Extract the listing in its entirety, keeping each line identical to the original.

Data excerpt
════════
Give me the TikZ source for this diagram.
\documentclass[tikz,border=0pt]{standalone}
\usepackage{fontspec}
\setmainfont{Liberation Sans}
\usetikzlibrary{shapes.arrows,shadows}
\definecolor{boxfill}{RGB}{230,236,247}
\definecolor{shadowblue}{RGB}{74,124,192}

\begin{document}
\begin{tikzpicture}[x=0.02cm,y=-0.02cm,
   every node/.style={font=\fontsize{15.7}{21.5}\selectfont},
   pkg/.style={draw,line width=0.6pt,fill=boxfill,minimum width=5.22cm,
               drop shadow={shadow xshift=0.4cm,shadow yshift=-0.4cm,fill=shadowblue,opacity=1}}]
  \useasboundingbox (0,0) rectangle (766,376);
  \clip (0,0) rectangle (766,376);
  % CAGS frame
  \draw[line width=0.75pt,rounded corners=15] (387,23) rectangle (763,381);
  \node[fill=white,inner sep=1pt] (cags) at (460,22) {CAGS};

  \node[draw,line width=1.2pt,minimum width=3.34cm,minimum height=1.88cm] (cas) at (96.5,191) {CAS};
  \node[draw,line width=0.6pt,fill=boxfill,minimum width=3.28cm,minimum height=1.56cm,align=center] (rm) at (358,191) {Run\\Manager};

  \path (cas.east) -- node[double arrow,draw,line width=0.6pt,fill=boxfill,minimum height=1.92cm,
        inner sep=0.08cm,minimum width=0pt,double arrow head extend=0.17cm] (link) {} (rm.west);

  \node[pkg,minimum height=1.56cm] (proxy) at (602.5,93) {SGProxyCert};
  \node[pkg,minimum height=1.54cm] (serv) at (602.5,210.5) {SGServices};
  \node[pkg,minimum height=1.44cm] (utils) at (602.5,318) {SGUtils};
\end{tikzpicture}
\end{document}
════════
Solution below
Give me the TikZ source for this diagram.
\documentclass[tikz,border=0pt]{standalone}
\usepackage{fontspec}
\setmainfont{Liberation Sans}
\usetikzlibrary{shapes.arrows,shadows}
\definecolor{boxfill}{RGB}{230,236,247}
\definecolor{shadowblue}{RGB}{74,124,192}

\begin{document}
\begin{tikzpicture}[x=0.02cm,y=-0.02cm,
   every node/.style={font=\fontsize{15.7}{21.5}\selectfont},
   pkg/.style={draw,line width=0.6pt,fill=boxfill,minimum width=5.22cm,
               drop shadow={shadow xshift=0.4cm,shadow yshift=-0.4cm,fill=shadowblue,opacity=1}}]
  \useasboundingbox (0,0) rectangle (766,376);
  \clip (0,0) rectangle (766,376);
  % CAGS frame
  \draw[line width=0.75pt,rounded corners=15] (387,23) rectangle (763,381);
  \node[fill=white,inner sep=1pt] (cags) at (460,22) {CAGS};

  \node[draw,line width=1.2pt,minimum width=3.34cm,minimum height=1.88cm] (cas) at (96.5,191) {CAS};
  \node[draw,line width=0.6pt,fill=boxfill,minimum width=3.28cm,minimum height=1.56cm,align=center] (rm) at (358,191) {Run\\Manager};

  \path (cas.east) -- node[double arrow,draw,line width=0.6pt,fill=boxfill,minimum height=1.92cm,
        inner sep=0.08cm,minimum width=0pt,double arrow head extend=0.17cm] (link) {} (rm.west);

  \node[pkg,minimum height=1.56cm] (proxy) at (602.5,93) {SGProxyCert};
  \node[pkg,minimum height=1.54cm] (serv) at (602.5,210.5) {SGServices};
  \node[pkg,minimum height=1.44cm] (utils) at (602.5,318) {SGUtils};
\end{tikzpicture}
\end{document}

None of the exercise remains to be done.